Ok, I thought I'd follow up on this. I've been struggling with the answers here a bit, and have come to some better understanding of the problem. For posterity, I also think that a full explanation of _why there are two different forms of this equation for R^2 would be beneficial to anyone who stumbles upon this thread. I don't know if this is common knowledge, or what--no one seems to explain (possibly a lot of people just don't know, or possibly it's so basic that it's expected that people 'just know') WHY there are two forms for R^2. This includes several sets of lecture notes by professors at major universities: perhaps I'm just not looking in the right places.
The reason for the two different equations above comes from the fact that you're comparing the model against the null hypothesis. The null hypothesis is "there exists zero relationship between the dependent and independent variables". This means you're taking the slope to be zero. Another way to say this is that you're comparing the regression model you build to a nested model with one fewer parameters.

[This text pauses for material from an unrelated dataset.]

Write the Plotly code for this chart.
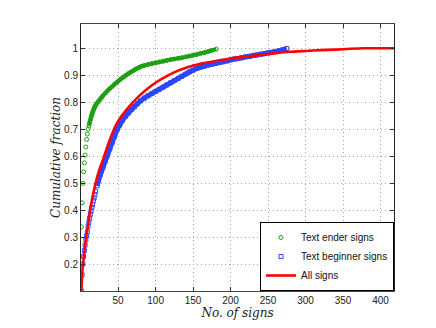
import plotly.graph_objects as go

# text ender signs (green circles)
ender_x = [1, 2, 3, 4, 5, 6, 7, 8, 9, 10, 11, 12, 13, 14, 15, 16, 17, 18, 19, 20,
           22, 24, 26, 28, 30, 33, 36, 39, 42, 45, 48, 51, 54, 57, 60, 63, 66, 69, 72, 75,
           78, 81, 85, 90, 95, 100, 105, 110, 115, 120, 125, 130, 135, 140, 145, 150,
           155, 160, 165, 170, 175, 181]
ender_y = [0.338, 0.427, 0.499, 0.542, 0.575, 0.604, 0.634, 0.662, 0.682, 0.700,
           0.712, 0.724, 0.735, 0.745, 0.754, 0.762, 0.770, 0.777, 0.783, 0.789,
           0.797, 0.804, 0.811, 0.818, 0.825, 0.834, 0.843, 0.851, 0.858, 0.866,
           0.873, 0.880, 0.887, 0.893, 0.899, 0.905, 0.910, 0.915, 0.920, 0.925,
           0.929, 0.933, 0.936, 0.940, 0.943, 0.946, 0.949, 0.952, 0.955, 0.958,
           0.960, 0.963, 0.965, 0.968, 0.971, 0.974, 0.977, 0.981, 0.984, 0.988,
           0.992, 0.997]

# text beginner signs (blue squares)
begin_x = [1, 2, 3, 4, 5, 6, 7, 8, 9, 10, 11, 12, 13, 14, 15, 16, 17, 18, 19, 20,
           22, 24, 26, 28, 30, 33, 36, 39, 42, 45, 49, 52, 56, 60, 64, 68, 72, 76, 80,
           85, 90, 95, 100, 105, 110, 115, 120, 125, 130, 135, 140, 145, 150, 155, 160,
           165, 170, 175, 180, 185, 190, 195, 200, 205, 210, 215, 220, 225, 230, 235,
           240, 245, 250, 255, 260, 265, 270, 275]
begin_y = [0.100, 0.160, 0.200, 0.228, 0.250, 0.270, 0.290, 0.305, 0.320, 0.340,
           0.355, 0.370, 0.385, 0.397, 0.410, 0.420, 0.435, 0.445, 0.457, 0.470,
           0.490, 0.510, 0.530, 0.545, 0.560, 0.583, 0.604, 0.628, 0.650, 0.672,
           0.700, 0.715, 0.733, 0.748, 0.761, 0.773, 0.784, 0.795, 0.805,
           0.815, 0.824, 0.832, 0.840, 0.848, 0.856, 0.864, 0.872, 0.880, 0.888,
           0.896, 0.904, 0.912, 0.919, 0.925, 0.930, 0.934, 0.938, 0.941, 0.944,
           0.947, 0.950, 0.953, 0.957, 0.960, 0.962, 0.965, 0.968, 0.970, 0.973,
           0.975, 0.978, 0.980, 0.983, 0.985, 0.988, 0.991, 0.995, 0.999]

# all signs (red line)
all_x = [1, 2, 3, 4, 5, 6, 7, 8, 10, 12, 15, 20, 25, 30, 35, 40, 45, 50, 60, 70, 80,
         90, 100, 110, 120, 130, 140, 150, 160, 180, 200, 220, 240, 260, 280, 300,
         320, 340, 360, 377, 420]
all_y = [0.100, 0.160, 0.195, 0.222, 0.245, 0.268, 0.290, 0.310, 0.345, 0.385,
         0.435, 0.500, 0.550, 0.588, 0.630, 0.668, 0.702, 0.730, 0.768, 0.800,
         0.828, 0.852, 0.872, 0.889, 0.904, 0.917, 0.927, 0.936, 0.943, 0.953,
         0.962, 0.969, 0.975, 0.982, 0.987, 0.990, 0.993, 0.995, 0.998, 1.0, 1.0]

x_ticks = [50, 100, 150, 200, 250, 300, 350, 400]
y_ticks = [0.2, 0.3, 0.4, 0.5, 0.6, 0.7, 0.8, 0.9, 1]
y_labels = ['0.2', '0.3', '0.4', '0.5', '0.6', '0.7', '0.8', '0.9', '1']

GREEN = 'rgb(30,160,20)'
BLUE = 'rgb(45,70,255)'
RED = 'rgb(255,0,0)'

fig = go.Figure()

# dense marker bands (the original has one marker per sign, so they merge)
fig.add_trace(go.Scatter(x=ender_x[10:], y=ender_y[10:], mode='lines', showlegend=False,
    hoverinfo='skip', line=dict(color=GREEN, width=4, shape='spline', smoothing=0.5)))
fig.add_trace(go.Scatter(x=begin_x[20:], y=begin_y[20:], mode='lines', showlegend=False,
    hoverinfo='skip', line=dict(color=BLUE, width=5, shape='spline', smoothing=0.5)))

fig.add_trace(go.Scatter(x=ender_x, y=ender_y, mode='markers', name='Text ender signs',
    marker=dict(symbol='circle-open', size=4, color=GREEN, line=dict(width=1))))
fig.add_trace(go.Scatter(x=begin_x, y=begin_y, mode='markers', name='Text beginner signs',
    marker=dict(symbol='square-open', size=4, color=BLUE, line=dict(width=1))))
fig.add_trace(go.Scatter(x=all_x, y=all_y, mode='lines', name='All signs',
    line=dict(color=RED, width=2.6, shape='spline', smoothing=0.6)))

axis_font = dict(family='Liberation Sans, Arial', size=10, color='#222')
title_font = dict(family='DejaVu Serif', size=12, color='#222')
grid = dict(showgrid=True, gridcolor='#a8a8a8', griddash='1px,3px', gridwidth=1)

# the page body has an 8px margin on left/top, so shift the figure by that much
fig.update_layout(
    width=428, height=320,
    margin=dict(l=73, r=42, t=16, b=37),
    plot_bgcolor='white', paper_bgcolor='white',
    showlegend=True,
    legend=dict(x=1, y=0, xanchor='right', yanchor='bottom',
                bgcolor='white', bordercolor='black', borderwidth=1,
                font=dict(family='Liberation Sans, Arial', size=10, color='#111'),
                tracegroupgap=0, itemwidth=30),
    xaxis=dict(range=[0.5, 418], tickvals=x_ticks, ticks='inside', ticklen=4,
               tickcolor='#333', showline=True, linecolor='#444', mirror='ticks',
               zeroline=False, tickfont=axis_font, automargin=False, **grid,
               title=dict(text='<i>No. of signs</i>', font=title_font, standoff=2)),
    yaxis=dict(range=[0.1, 1.09], tickvals=y_ticks, ticktext=y_labels, ticks='inside',
               ticklen=4, tickcolor='#333', showline=True, linecolor='#222', mirror='ticks',
               zeroline=False, tickfont=axis_font, automargin=False, **grid,
               title=dict(text='<i>Cumulative fraction</i>', font=title_font, standoff=0)),
)

fig.write_html("out.html")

Now, suppose we have a set of data with one independent variable (x) and one dependent variable (y). We have two choices:
- We choose to model the relationship between x and y with a two parameter linear model (i.e., $\hat{y}_i = a_0 + a_1 \hat{x}_i + \epsilon_i$). The null hypothesis is $\hat{y}_i = a_0 + \epsilon_i$, and $\bar{y} \neq 0$ in general. Thus the appropriate form of $R^2$ to use is:
$$
R^2 = 1- \frac{\sum_i (y_i - \hat{y}_i)^2}{\sum_i (y_i - \bar{y})^2}
$$
- We choose to model the relationship between x and y with a one parameter linear model, namely $\hat{y}_i = a_1 \hat{x}_i + \epsilon_i$. The null hypothesis is that there is no relationship between x and y, thus the correct null hypothesis is $\hat{y}_i = \epsilon_i$. In other words, the null hypothesis is just white noise. Clearly, $\mathbb{E}(y) = 0$, thus the correct form of $R^2$ is
$$
R^2 = 1- \frac{\sum_i (y_i - \hat{y}_i)^2}{\sum_i y_i^2}
$$
A good way to think about this is the following: suppose the null hypothesis were (100%) correct, and there truly were no relationship between x and y. What would we expect? If anything's fair, the answer is "We expect $R^2=0$."
- In the case where we choose a two-parameter model, we expect that $\bar{y} = \hat{y}_i = a_0$. If this isn't obvious, try drawing the picture with the model value under the null hypothesis $\hat{y}_i$, the data point as $y_i$, and the average $\bar{y}$. If the model is correct (i.e., number of data points -> infinity), then you should be able to see graphically that $\bar{y} = \hat{y}_i = a_0$, in the case where the null hypothesis is true.
- Conversely, using the same picture as above, $\hat{y}_i = \bar{y} = 0$. There's a slight rub here, because you have to worry about how these things go to zero. L'Hopital will tell you that, in this case at least, $\lim 0/0 = 0$, and everything is ok.
You can see why you get funny things happening with $R^2$ (like negative values) if you use the wrong form of the equation. I noticed it first because the statsmodels
package in Python does one thing, and R
does something else: it pains me to say, but R
is right and statsmodels
is wrong. (Well, not really "pains"...)
I would love for some feedback on this intuition. I have only found one reference where this is explained explicitly. Please see this pdf file (download here), Section 5.3.6. Additionally, the other linked answer on stackexchange alludes to this fact, but the reasoning wasn't completely clear to me (no offense to the person who answered the question, it is a very well-written response, and I can be dense at times! ).
Again, please correct my reasoning in the comments, and I will amend the post until it is acceptable.